In New Zealand, Palmer v. Alalaakkola concerned whether copyright in artworks made during a marriage constitutes “relationship property.” The decision of the court was that works created during the relationship are to be equally distributed between the parties. The decision specifically emphasized that copyright can be considered relationship property under the Property (Relationships) Act. This judgment highlighted that IP assets must be recognized as such in marital property divisions-governed by law.3
Courts in the U.S. have dealt with similar issues concerning the division of IP in divorce cases. For instance, in Massachusetts Appeals Court, the judge stated that royalties from a novel written by a spouse during marriage were marital property subject to equitable distribution. The court established that the rights that bound future royalties were created during the marriage, hence they could be treated as divisible property.4
IP in divorce has also come before the New York courts. The court, in Elkus v. Elkus, with the opinion that a non-celebrity spouse’s contributions toward furthering the other’s career could form a basis for equitable distribution between the spouses, evaluated the value of a spouse’s career and celebrity status.
Now the divorce law makes provision for intangible assets in property division. At first it focused only on tangible property, the courts had to adapt with time, as the concept of Intellectal Property became more significant, so that fair distribution occurred, recognizing the contributions of both spouses.
In India, the intersection of Intellectual Property Rights and divorce law is an evolving and complex area. The traditional alimony determination, as of the old age, is dealing with tangible assets. If the legal world has accepted that the immovable property can be an asset in divorce cases, then in testamentary cases, the same logic can be adopted. The Indian judiciary has started including IP in marital property considerations by interpreting existing laws, but there are still no clear guidelines in the statutes.

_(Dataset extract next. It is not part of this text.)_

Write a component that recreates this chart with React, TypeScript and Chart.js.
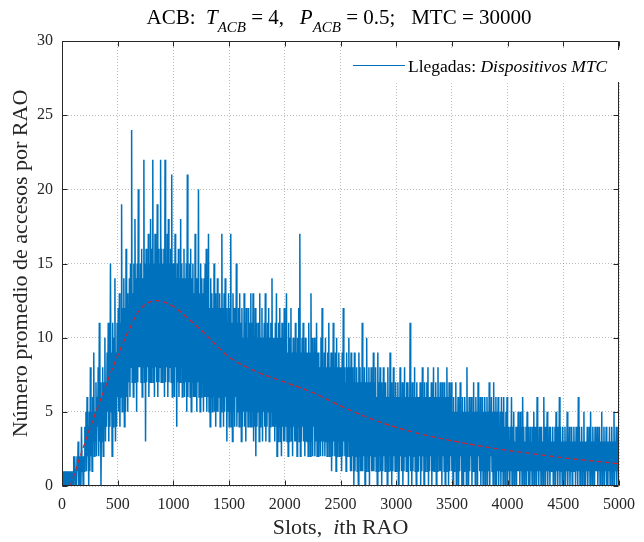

On the other hand, there have been a few key cases in international jurisprudence that have assessed copyrights, patents, and royalties as marital assets to be distributed equitably. Cases from jurisdictions such as the U.S. and New Zealand show the shift of IP into the limelight during the divorce proceedings, this is through the acknowledgement not only of the financial value of such assets but also of the efforts of both spouses in their creation and increase.
As India evolves in this sector, there is a need for legislative clarity among other things. Further, judicial consistency will ensure the fairness of the judicial decisions reached in divorce settlement cases involving intellectual property. A structured approach, incorporating established international principles while considering the nuances of Indian family law, is very important for effective treatment of these legal complexities.